Crowded Skies of Spring

During this present Spring of Deception, it is warm enough on the Great Plains that I’ve resumed my afternoon jogs. I run on a trail near the river where the migrating birds are staging before they push on for the Northwest Territories.

By Rob Breeding

I am always happy for the approach of spring. Any season that replaces winter is OK by me, even if the season of mud does little to earn my affection beyond ushering away subzero temperatures. 

Hunting, other than snow goose spring depredation hunts, is off the table, and while fishing has its moments, a skwala hatch here or there, spring is mostly a waiting game.

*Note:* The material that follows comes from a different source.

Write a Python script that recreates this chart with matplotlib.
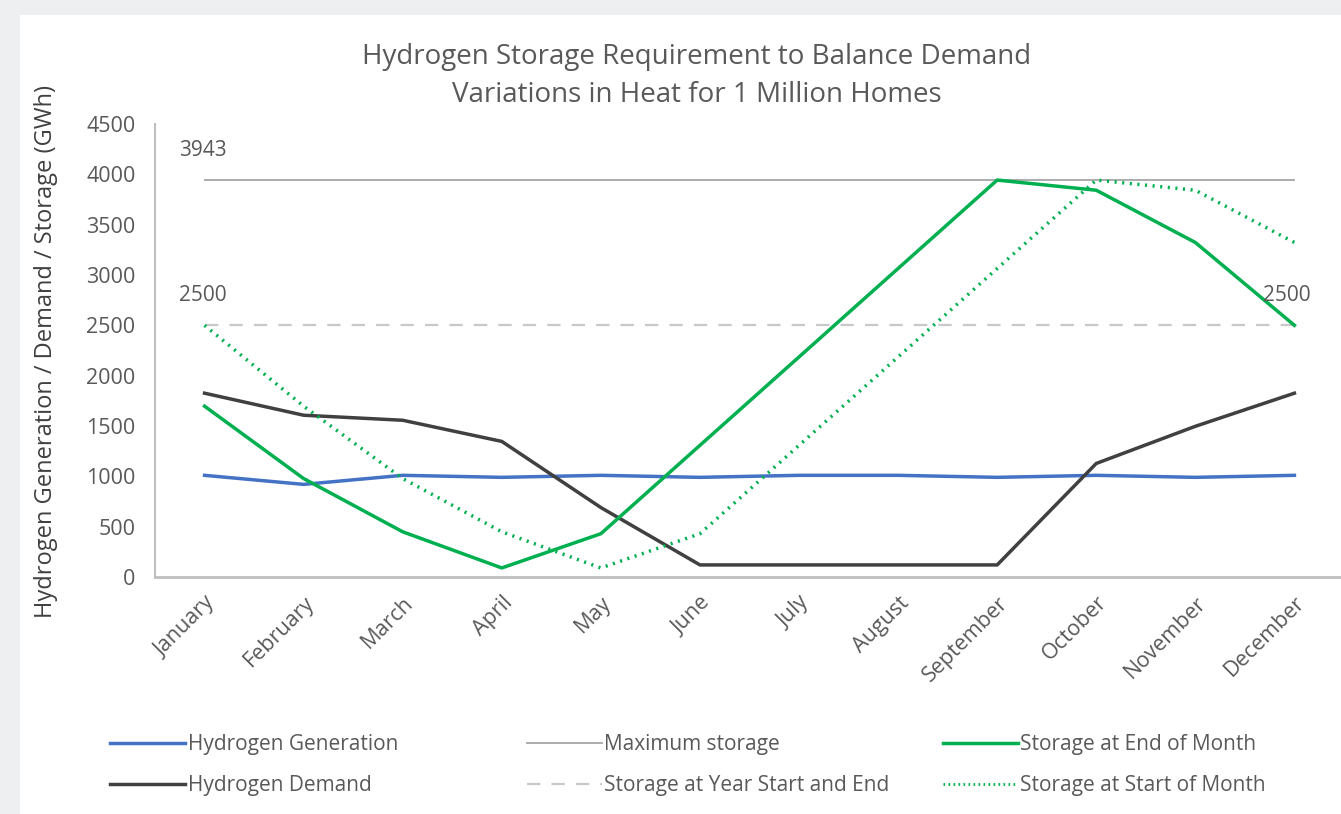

Even still, there’s wonder in the sky.

The reason so many states offer “no rules, no limits” spring hunts for snow geese is the bird’s population might be at an all-time high. It’s certainly higher than it’s been anytime before in the wildlife-management era. The birds are so numerous they are damaging the tundra of their summer breeding grounds north of the Arctic Circle.

It’s a pretty remarkable comeback for a bird that was in such decline in the early 20th century that hunting snows was banned.

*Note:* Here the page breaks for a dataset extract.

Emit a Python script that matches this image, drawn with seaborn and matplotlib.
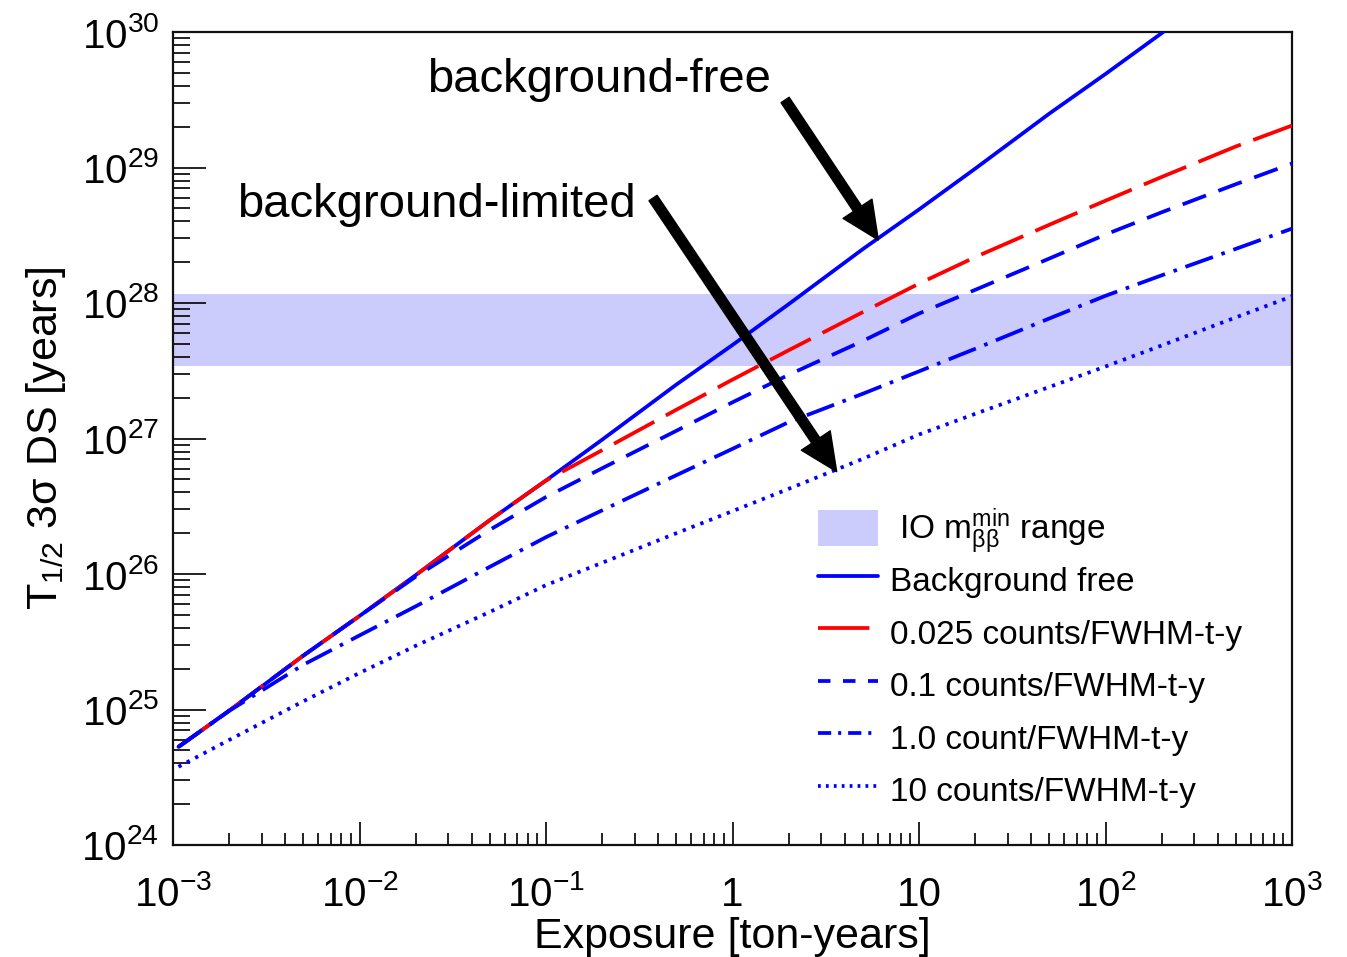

They’re back, however, and skeins of snow geese fill the skies in the southern and central states. They’re working their way north to Freezeout Lake on the Montana prairie, where the birds gather in flocks dense enough to resemble smoke when they take flight.

During this present Spring of Deception, it is warm enough on the Great Plains that I’ve resumed my afternoon jogs. I run on a trail near the river where the migrating birds are staging before they push on for the Northwest Territories. 

Canada geese are strung out above the river as they return from nearby fields where they fatten themselves on waste grain. More recently, Sandhill cranes began filtering in. I usually hear cranes before I see them. Their psychedelic trill is unmistakable as it reverberates through the cottonwoods. 

Once I hear cranes I scan the dark threads above the river for flappy wings. Crane wingbeats are more casual than geese, especially on their commutes from field to roost. From a distance, it is otherwise hard to tell cranes and Canada geese apart. 

The crane’s lackadaisical wingbeats are the giveaway.

The smaller a migrating bird, however, the more earnest and precise its wingbeats. At the small end of the spectrum are green-winged teal. A handful of these plucky ducks have arrived and even from a distance, you can’t mistake their fury. 

If a mallard tried beating its wings at the rate of a teal it would soon keel over with at least a cramp. If a Canada goose tried to keep up, a migration-ending rotator-cuff injury seems the certain outcome.

But snow geese outnumber the rest of the waterfowl along my jogging path, probably by multiples of 10. The din of the flocks, as they ready themselves for flight, surges across the prairie. You hear the birds the way you hear whitewater as you drift ever nearer down a river canyon. You hear it telegraphed through the hair standing on the back of your neck as much as you do with your ears. 

The energy of a continent is contained in their cries.

The flights emerge first as a cloud, then as discordant strings of birds slowly synchronizing. Snows are usually a little jumbled compared to the tight V’s Canada geese quickly form, even when they’re on short commutes. But once snows have time to assemble, no other waterfowl puts on this kind of spectacle. 

I’m probably exaggerating, though just a little, but I recall one spring a flight of snow geese — their V formations overlapping so they resembled the scales of a fish — that seemed to go on for 10 minutes as it passed. Even if it was just five, that’s a lot of tundra-consuming feathers and wings honking overhead.

Honk doesn’t seem the right word. Canada geese honk, like a clown-horn prop, but the call of a snow is plaintive, desperate. 

They’ve reason to be. Some snow geese migrate 3,000 miles to breed and they’re not even halfway there.